Perhaps most significantly, COP27’s final text said net zero goals required “a transformation of the financial system and its structures and processes, engaging governments, central banks, commercial banks, institutional investors and other financial actors.”

Tayler says the demands for reform received a notable shot in the arm from French President Emmanual Macron at COP27 who demanded that by spring 2023 the IMF, World Bank and OECD propose “practical solutions for activating innovative financial mechanisms to enable us to develop access to new liquid assets and new lending capabilities for countries – including middle-income countries – which are being affected by these shocks”.

Tayler says: “MDB reform was very high on the agenda [at COP27] and we found a lot of fertile ground for discussions. Alok Sharma [President of COP26], was speaking on similar terms both at the Egypt summit and at World Bank annual meetings this year.”

He adds: “There seems to be a willingness to think about the financial regulatory and supervisory piece in the context of prioritising climate change.”

Regulatory disincentive

The Aviva report argues that unless global supervisory regimes incentivise financial institutions to mobilise finance to support the mitigation and adaptation efforts of countries around the world, particularly in emerging markets and developing economies, “there is risk is that those actions are only ever a second-tier priority”.

Tayler says: “The world is pivoting towards net zero, and finance needs proactive net zero leadership from its regulators, which means they need to evolve to embrace the new paradigm.”

Tayler argues that the prudential regimes governed by the Basel Committee on Banking Supervision and the International Association of Insurance Supervisors – which demand banks and insurers match assets to liabilities and encourage holding assets perceived as low risk – disincentivise institutions and investors from allocating to those countries that desperately need private finance for climate adaptation.

“There are good reasons for telling insurers to match investments to liabilities, but if you invest according to market neutrality, you hold lots of developed market sovereign debt and investment grade credit. The latter tends to be issued by automotive manufacturers or petrochemical companies which are the biggest contributors to climate change. So, what we end up with is a house of cards,” Tayler says.

In a climate-induced financial crisis or collapse, Tayler says no asset class or geography will be unaffected, including the assets perceived as ‘low risk’ that are required by prudential regimes to be held in huge quantity.

“A more holistic and systemic approach is needed this could be provided through the preparation and implementation of climate roadmaps throughout the architecture,” he says.

The current climate risk disclosure regime also acts as a disincentive to investors to allocate capital to companies and countries that most need it, since they have relatively higher risk profiles that asset owners do not want to include in their own reporting.

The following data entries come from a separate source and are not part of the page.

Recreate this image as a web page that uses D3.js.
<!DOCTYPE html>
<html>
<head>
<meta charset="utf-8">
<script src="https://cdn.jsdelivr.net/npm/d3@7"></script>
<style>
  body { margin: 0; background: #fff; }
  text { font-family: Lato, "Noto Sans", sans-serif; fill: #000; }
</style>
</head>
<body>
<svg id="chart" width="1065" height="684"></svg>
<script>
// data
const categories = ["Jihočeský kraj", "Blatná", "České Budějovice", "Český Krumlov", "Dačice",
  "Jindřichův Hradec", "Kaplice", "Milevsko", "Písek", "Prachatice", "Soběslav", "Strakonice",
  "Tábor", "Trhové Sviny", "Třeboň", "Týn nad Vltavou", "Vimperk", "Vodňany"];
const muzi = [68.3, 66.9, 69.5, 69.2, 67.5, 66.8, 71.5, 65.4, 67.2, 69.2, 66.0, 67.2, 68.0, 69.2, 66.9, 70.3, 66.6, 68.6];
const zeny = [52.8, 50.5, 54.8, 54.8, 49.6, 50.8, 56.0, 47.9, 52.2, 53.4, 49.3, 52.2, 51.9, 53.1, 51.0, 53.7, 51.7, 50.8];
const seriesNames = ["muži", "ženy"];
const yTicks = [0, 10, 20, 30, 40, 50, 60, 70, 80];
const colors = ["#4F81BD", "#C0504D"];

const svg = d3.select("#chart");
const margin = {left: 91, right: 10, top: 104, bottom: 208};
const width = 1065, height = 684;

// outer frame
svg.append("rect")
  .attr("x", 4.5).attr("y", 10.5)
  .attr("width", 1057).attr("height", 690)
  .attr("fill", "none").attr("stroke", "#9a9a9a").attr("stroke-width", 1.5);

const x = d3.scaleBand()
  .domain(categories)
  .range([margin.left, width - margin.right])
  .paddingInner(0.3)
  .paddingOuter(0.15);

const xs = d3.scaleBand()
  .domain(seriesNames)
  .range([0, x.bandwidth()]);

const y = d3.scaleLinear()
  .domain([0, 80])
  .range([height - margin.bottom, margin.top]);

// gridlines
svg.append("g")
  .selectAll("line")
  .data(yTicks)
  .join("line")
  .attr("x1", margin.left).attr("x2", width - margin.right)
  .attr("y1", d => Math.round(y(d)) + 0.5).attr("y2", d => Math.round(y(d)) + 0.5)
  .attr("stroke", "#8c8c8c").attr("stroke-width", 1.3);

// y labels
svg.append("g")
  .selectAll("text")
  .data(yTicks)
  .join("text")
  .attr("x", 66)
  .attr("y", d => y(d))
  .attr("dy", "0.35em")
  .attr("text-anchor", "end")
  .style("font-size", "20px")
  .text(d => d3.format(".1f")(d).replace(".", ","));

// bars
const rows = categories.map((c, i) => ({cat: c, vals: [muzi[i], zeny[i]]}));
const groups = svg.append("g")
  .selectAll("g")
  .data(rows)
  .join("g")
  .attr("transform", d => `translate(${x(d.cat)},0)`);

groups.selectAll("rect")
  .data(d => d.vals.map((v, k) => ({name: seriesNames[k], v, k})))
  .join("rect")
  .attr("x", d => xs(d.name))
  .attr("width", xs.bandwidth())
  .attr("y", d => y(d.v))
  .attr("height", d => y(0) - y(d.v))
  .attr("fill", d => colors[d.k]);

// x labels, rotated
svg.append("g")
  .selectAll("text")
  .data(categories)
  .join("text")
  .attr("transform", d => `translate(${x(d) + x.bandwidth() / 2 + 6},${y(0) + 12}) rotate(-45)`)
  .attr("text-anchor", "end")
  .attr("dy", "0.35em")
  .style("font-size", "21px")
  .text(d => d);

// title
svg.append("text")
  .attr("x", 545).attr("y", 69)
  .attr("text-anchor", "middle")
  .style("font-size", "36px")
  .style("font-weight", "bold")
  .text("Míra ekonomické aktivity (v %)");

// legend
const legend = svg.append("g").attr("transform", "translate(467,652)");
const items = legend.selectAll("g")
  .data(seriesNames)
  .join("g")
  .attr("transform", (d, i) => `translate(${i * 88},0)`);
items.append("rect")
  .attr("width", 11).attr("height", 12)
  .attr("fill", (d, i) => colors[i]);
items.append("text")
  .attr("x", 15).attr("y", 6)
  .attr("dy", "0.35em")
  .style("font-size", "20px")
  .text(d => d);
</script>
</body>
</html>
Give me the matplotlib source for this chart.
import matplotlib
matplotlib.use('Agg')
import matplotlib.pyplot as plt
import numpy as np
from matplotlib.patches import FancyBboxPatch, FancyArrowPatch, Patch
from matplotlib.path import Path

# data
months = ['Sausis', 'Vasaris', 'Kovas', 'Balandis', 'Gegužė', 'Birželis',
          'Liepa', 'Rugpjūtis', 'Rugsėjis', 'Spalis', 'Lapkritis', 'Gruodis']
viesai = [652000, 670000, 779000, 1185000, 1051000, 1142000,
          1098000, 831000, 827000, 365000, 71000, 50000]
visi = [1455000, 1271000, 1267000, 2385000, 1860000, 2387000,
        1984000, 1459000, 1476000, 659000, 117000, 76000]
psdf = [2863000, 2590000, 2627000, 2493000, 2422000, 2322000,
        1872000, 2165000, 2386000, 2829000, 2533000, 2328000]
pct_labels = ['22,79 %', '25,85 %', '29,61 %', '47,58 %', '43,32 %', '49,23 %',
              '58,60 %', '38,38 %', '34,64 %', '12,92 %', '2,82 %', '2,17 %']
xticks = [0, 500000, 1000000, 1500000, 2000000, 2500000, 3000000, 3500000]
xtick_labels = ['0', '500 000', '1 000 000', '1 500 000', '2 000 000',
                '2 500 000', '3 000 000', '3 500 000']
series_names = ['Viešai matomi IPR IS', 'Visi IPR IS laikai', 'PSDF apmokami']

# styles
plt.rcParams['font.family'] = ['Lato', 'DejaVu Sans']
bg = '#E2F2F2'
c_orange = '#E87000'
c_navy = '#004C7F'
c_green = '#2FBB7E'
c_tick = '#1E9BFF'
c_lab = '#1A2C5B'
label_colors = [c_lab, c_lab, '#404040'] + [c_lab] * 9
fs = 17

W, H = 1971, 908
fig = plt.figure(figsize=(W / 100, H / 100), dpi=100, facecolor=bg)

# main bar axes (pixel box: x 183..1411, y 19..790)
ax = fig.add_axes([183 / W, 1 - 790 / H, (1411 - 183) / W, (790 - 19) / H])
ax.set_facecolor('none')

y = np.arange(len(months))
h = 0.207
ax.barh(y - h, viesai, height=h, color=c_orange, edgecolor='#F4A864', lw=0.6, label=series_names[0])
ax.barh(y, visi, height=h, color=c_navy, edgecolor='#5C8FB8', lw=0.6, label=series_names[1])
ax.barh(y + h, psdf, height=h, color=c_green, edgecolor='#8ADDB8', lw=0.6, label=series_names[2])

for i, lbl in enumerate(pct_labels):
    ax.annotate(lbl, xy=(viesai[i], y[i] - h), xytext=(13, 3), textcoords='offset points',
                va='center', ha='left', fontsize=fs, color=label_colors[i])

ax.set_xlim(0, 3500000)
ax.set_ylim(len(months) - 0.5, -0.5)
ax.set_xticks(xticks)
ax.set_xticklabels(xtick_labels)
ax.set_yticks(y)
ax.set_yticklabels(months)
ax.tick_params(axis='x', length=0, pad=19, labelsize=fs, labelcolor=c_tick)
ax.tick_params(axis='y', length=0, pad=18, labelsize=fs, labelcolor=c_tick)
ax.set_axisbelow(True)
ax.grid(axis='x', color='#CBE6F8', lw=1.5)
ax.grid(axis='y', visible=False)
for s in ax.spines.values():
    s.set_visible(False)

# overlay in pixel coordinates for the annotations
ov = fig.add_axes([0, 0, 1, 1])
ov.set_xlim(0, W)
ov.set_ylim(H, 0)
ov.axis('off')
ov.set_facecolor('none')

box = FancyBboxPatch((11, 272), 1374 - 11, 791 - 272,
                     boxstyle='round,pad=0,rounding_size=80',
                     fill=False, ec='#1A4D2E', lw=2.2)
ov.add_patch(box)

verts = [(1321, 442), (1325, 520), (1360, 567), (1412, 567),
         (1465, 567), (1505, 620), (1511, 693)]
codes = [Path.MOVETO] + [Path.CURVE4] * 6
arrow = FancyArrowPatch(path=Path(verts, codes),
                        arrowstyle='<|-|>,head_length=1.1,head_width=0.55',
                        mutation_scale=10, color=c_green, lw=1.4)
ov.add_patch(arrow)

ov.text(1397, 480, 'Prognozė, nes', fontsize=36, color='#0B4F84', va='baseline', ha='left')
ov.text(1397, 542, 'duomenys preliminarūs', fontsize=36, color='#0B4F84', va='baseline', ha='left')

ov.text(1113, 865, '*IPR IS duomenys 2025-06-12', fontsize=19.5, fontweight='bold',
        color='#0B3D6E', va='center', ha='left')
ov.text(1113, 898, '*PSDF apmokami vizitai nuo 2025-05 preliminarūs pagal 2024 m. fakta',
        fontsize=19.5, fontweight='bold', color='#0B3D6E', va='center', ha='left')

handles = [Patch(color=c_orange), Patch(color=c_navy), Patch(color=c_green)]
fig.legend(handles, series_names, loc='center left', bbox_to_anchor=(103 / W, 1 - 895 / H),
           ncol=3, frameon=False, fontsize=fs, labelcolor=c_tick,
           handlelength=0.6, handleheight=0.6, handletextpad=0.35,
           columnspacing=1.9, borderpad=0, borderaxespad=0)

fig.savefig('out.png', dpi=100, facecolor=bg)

Instead, Tayler wants to see all companies and financial institutions produce a roadmap indicating how they, and those that regulate them, “will manage the physical risks of climate change and will seize the opportunities of the transition”.

He proposes that an international body – possibly the Financial Stability Board, established by the Group of 20 (G20) in the aftermath of the global financial crisis – annually assess the overall state of the transition and make recommendations for change.

Echoing Georgieva’s calls at COP27, Tayler acknowledges that without collaboration there is no hope of reform.

“It makes no sense for any single country or actor to win a race towards its own net zero ambition while others lag far behind – or even head in the opposite direction. The G20 member states and interested G77 members should begin work towards convening a summit to collectively harness the international financial architecture to promote a global net zero target, inviting institutions within the architecture to develop roadmaps and proposals for reform.”

He adds: “This work should start now, with a view to proposals being adopted at such a summit: the ultimate aim is to make the global economic system operate in the interests of the global public good by supporting action to address the biggest challenge faced by humanity.”

The Climate Emergency Roadmap

  1. Create a roadmap or transition plan to place the supervision of the just transition to net zero on or before 2050 on a science-based pathway at the centre of its purpose and work programmes.
  2. Review its mandate and constitution and request relevant stakeholders suggest any changes necessary to support the reorienting of the institution towards putting climate at its heart.
  3. Report annually on the progress of the institution and those it supervises, regulates, coordinates and oversees, towards delivery of the net-zero ambition.
  4. Collaborate with the other elements of the architecture to create and collectively steward a global net-zero transition plan for finance, reporting annually on global progress and making recommendations to governments for the policy action needed to deliver the enabling environment for the successful transition of the global finance system.
  5. Convene a summit to agree and implement necessary reforms, celebrating 80 years since the original Bretton Woods Conference and plotting a pathway for the global financial system to be harnessed to tackle the pre-eminent challenge of the next 80 years – the climate emergency.